Die eine oder andere mag tatsächlich jetzt unter dem Christbaum gelegen haben, auch wenn sie heute stattliche Preise erzielen. Käthe-Kruse-Puppen zählen zu dem "Spielzeug", das nicht nur Kinderherzen erfreut. Auch bei Erwachsenen sind sie heiß begehrt und zu geschätzten Sammelobjekten geworden. Selbst Museen haben ihren Wert erkannt. So zeigt das Haus Schlesien in Königswinter-Heisterbacherrott anläßlich des 100jährigen Bestehens der Käthe-Kruse-Puppenherstellung eine Sonderausstellung zu diesem Thema. Präsentiert werden nicht nur zauberhafte
Puppen aus der Sammlung von Gudrun Scholz-Knobloch, der ehemaligen Leiterin von Spielzeug- und Kinderwelt, Museum am Steinhuder Meer, sondern auch Spielzeug aus der jeweiligen Zeit, Bücher und viele Informationen über die erfolgreiche Unternehmerin aus Breslau.

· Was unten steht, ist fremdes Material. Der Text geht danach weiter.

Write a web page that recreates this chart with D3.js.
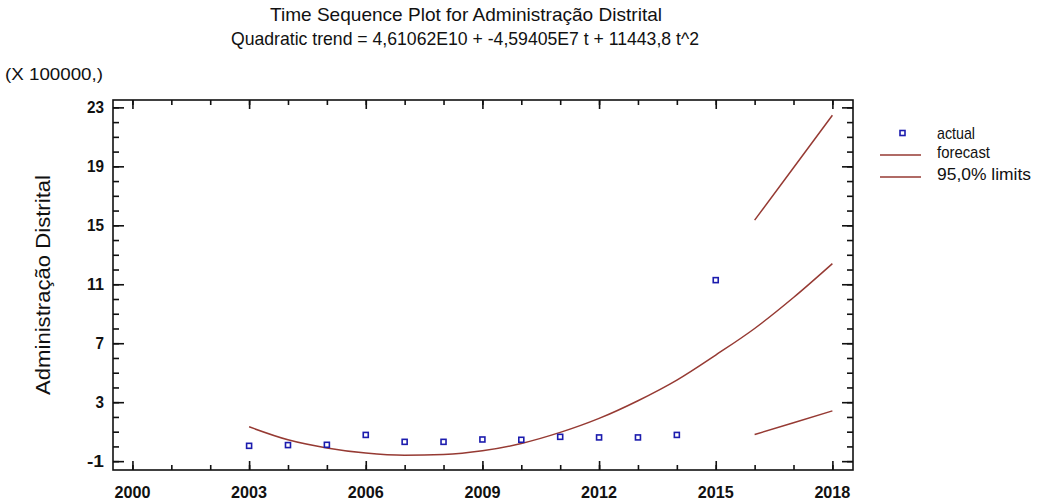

Die erste Käthe-Kruse-Puppe erblickte im Jahr 1910 das Licht der Welt, nachdem die 1883 in Dambrau bei Breslau geborene Käthe Kruse bereits 1905 erste Puppen für ihre Kinder gefertigt hatte. Tochter Mimerle (Maria) sollte zum Weih-nachtsfest 1905 eine Puppe erhalten, die man liebhaben konnte. Vater Max Kruse - er war Bildhauer - meinte, daß die im Handel erhältlichen Puppen nicht gerade kindgerecht seien: "zu hart, kalt und steif". Er war es, der seine Frau auf die Idee brachte, doch selbst Puppen zu fertigen.

Das Ergebnis des ersten Versuchs war noch nicht vollkommen. Die Puppe bestand aus einem zusammengeknoteten Küchentuch, das mit Sand gefüllt war. Als Kopf diente eine verhüllte Kartoffel, auf die Käthe Kruse mit einem abgebrannten Streichholz ein Gesicht gemalt hatte. Mimerle liebte diese Puppe - und das war die Hauptsache. Mutter Käthe aber gab sich nicht zufrieden. Es mußte doch gelingen, ansehnlichere Puppen her-zustellen.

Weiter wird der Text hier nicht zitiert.